Equally, he must regret the go-ahead he gave two outsiders, Klaus Regling and Max Watson, to investigate Ireland's banking crisis. His twin set of appointees spent last week biting the hand that fed them.
The Irish government was quietly savaged by the two investigations into the bank crisis. No matter. Brian Cowen is nothing if not battle-hardened. On Wednesday afternoon Fianna Fail, its back against the wall, was doing what Fianna Fail does best. A disaster was being spun into a pseudo-triumph.
Democracy had been suspended for a week. No bother to them.
The Dail was neutered. It was allowed to discuss matters of little instant interest. No discussion was permitted on any red-hot issues. No votes. No questions. Wow, Joe Stalin got it right.
Dynamite was due to be delivered in the form of the Honohan and Regling/Watson reports, but a democratic discussion on banking was a no-no.
While TDs were reduced to the ranks of political eunuchs, the Seanad was simply disbanded. Banking is big in the Seanad.
Although the Honohan and Regling/Watson reports on banking had been in the Cabinet's hands for over a week, there had hardly been a single leak. News information was tightly controlled.

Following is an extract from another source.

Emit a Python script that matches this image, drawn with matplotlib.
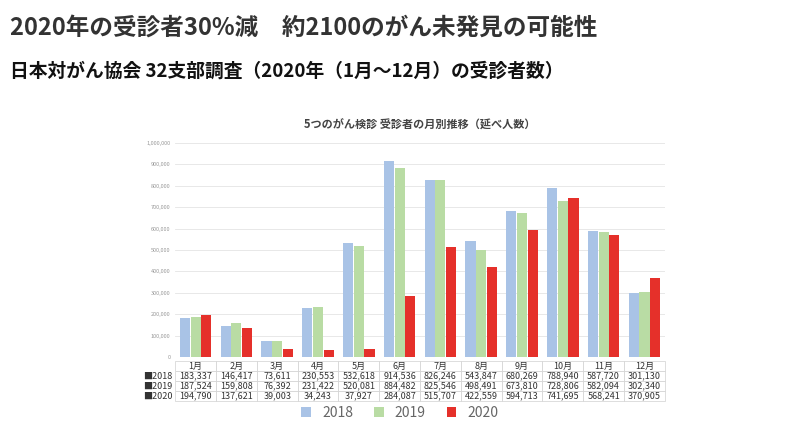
import numpy as np
import matplotlib.pyplot as plt

plt.rcParams['font.family'] = 'Noto Sans CJK JP'

months = ['1月', '2月', '3月', '4月', '5月', '6月', '7月', '8月', '9月', '10月', '11月', '12月']
years = ['2018', '2019', '2020']
v2018 = [183337, 146417, 73611, 230553, 532618, 914536, 826246, 543847, 680269, 788940, 587720, 301130]
v2019 = [187524, 159808, 76392, 231422, 520081, 884482, 825546, 498491, 673810, 728806, 582094, 302340]
v2020 = [194790, 137621, 39003, 34243, 37927, 284087, 515707, 422559, 594713, 741695, 568241, 370905]
colors = ['#a9c3e6', '#b9dca4', '#e5302a']

fig = plt.figure(figsize=(8, 4.28), dpi=100)
fig.text(0.012, 0.92, '2020年の受診者30%減　約2100のがん未発見の可能性',
         fontsize=17, fontweight='bold', color='#333333')
fig.text(0.012, 0.82, '日本対がん協会 32支部調査（2020年（1月〜12月）の受診者数）',
         fontsize=13.5, fontweight='bold', color='#111111')

ax = fig.add_axes([0.219, 0.166, 0.612, 0.5])
x = np.arange(len(months))
w = 0.25
for i, (vals, yr) in enumerate(zip([v2018, v2019, v2020], years)):
    ax.bar(x + (i - 1) * w * 1.05, vals, w, color=colors[i], label=yr, zorder=3)

ax.set_xlim(-0.5, 11.5)
ax.set_ylim(0, 1000000)
ax.set_yticks(np.arange(0, 1000001, 100000))
ax.set_yticklabels([f'{t:,}' for t in range(0, 1000001, 100000)], fontsize=4, color='#999999')
ax.set_xticks([])
ax.grid(axis='y', color='#e4e4e4', lw=0.6, zorder=0)
ax.tick_params(axis='y', length=0)
for s in ax.spines.values():
    s.set_visible(False)
ax.set_title('5つのがん検診 受診者の月別推移（延べ人数）', fontsize=8, fontweight='bold',
             color='#444444', pad=10)

cells = [[f'{v:,}' for v in vals] for vals in [v2018, v2019, v2020]]
tbl = ax.table(cellText=cells, rowLabels=['■' + y for y in years], colLabels=months,
               cellLoc='center', bbox=[0, -0.205, 1, 0.185])
tbl.auto_set_font_size(False)
tbl.set_fontsize(6.5)
for (r, c), cell in tbl.get_celld().items():
    cell.set_edgecolor('#d0d0d0')
    cell.set_linewidth(0.5)
    cell.get_text().set_color('#333333')
    if c == -1:
        cell.set_edgecolor('white')

leg = fig.legend(loc='lower center', bbox_to_anchor=(0.5, -0.01), ncol=3, frameon=False,
                 fontsize=10, handlelength=0.7, handleheight=0.7, columnspacing=1.5)
for t in leg.get_texts():
    t.set_color('#666666')

fig.savefig('out.png', dpi=100)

Suddenly, on Wednesday morning the softening-up process began. Leaks appeared everywhere. A few juicy nuggets surfaced in the media about how ALL the parties to the banking crisis would be in the frame when the reports were released. The public was conditioned for a bit of banker bashing; the regulator would take plenty of flak; the word went out that, of course, Cowen would have to “accept responsibility” for any decisions that he had made while Minister for Finance.
I was watching the news management carefully as I had been booked to go on RTE's Drivetime at 4.30pm to give a reaction to the reports. All I knew was the content of the selective leaks.
As all the drivetime programmes went on the air Brian Cowen rose in Government Buildings to spin like fury. He was live on RTE One television and on Radio 1's Drivetime. Matt Cooper's Last Word and The Right Hook on Newstalk carried the story with clips of Cowen. This was Fianna Fail news management par |excellence.
Brian Cowen had seized the airwaves. He had been in possession of the report for 10 days. RTE's Fergal Keane had received a copy about an hour earlier. I received my 230 pages just as I hurtled into the studio. A composed Taoiseach read from a well-manicured script to tell the world how well the Government was doing in the circumstances.
First, second and third blood to Cowen as he dominated all three nationwide radio channels simultaneously. Not to mention |television.
According to him, the two reports were a vindication.
Cowen took his lumps and then launched an offensive. He seized on Honohan's one favourable judgment that he and Lenihan were right to have given the bank guarantee back in September 2008.
He clung to the comfort that although he had made mistakes, the mighty IMF and the Central Bank had forecast a soft landing in the property market. He grudgingly conceded that a more restrictive budgetary policy would have helped but he patted the Government on the back for its more recent measures. Then he, rightly, dumped on the regulator and the banks.
All three were found guilty, but Cowen had seized a head start before the jury of public opinion.
A second, more serious Commission of Inquiry is now on the way. Its terms of reference could again let the Government off the hook; if it is restricted to the same September 30 date, then the nationalisation of Anglo, the resignation of Sean Fitzpatrick and the old board, the departure and payoff to regulator Paddy Neary, the Irish Life and Permanent fiasco, the appointments of Donal O'Connor, Maurice Keane and Gary Kennedy will all be excluded.
Sounds perfect. Sometime on a Wednesday in January 2011, at around 4.30 in the afternoon, Brian Cowen will hold a press conference pronouncing the report a complete vindication of Government policy.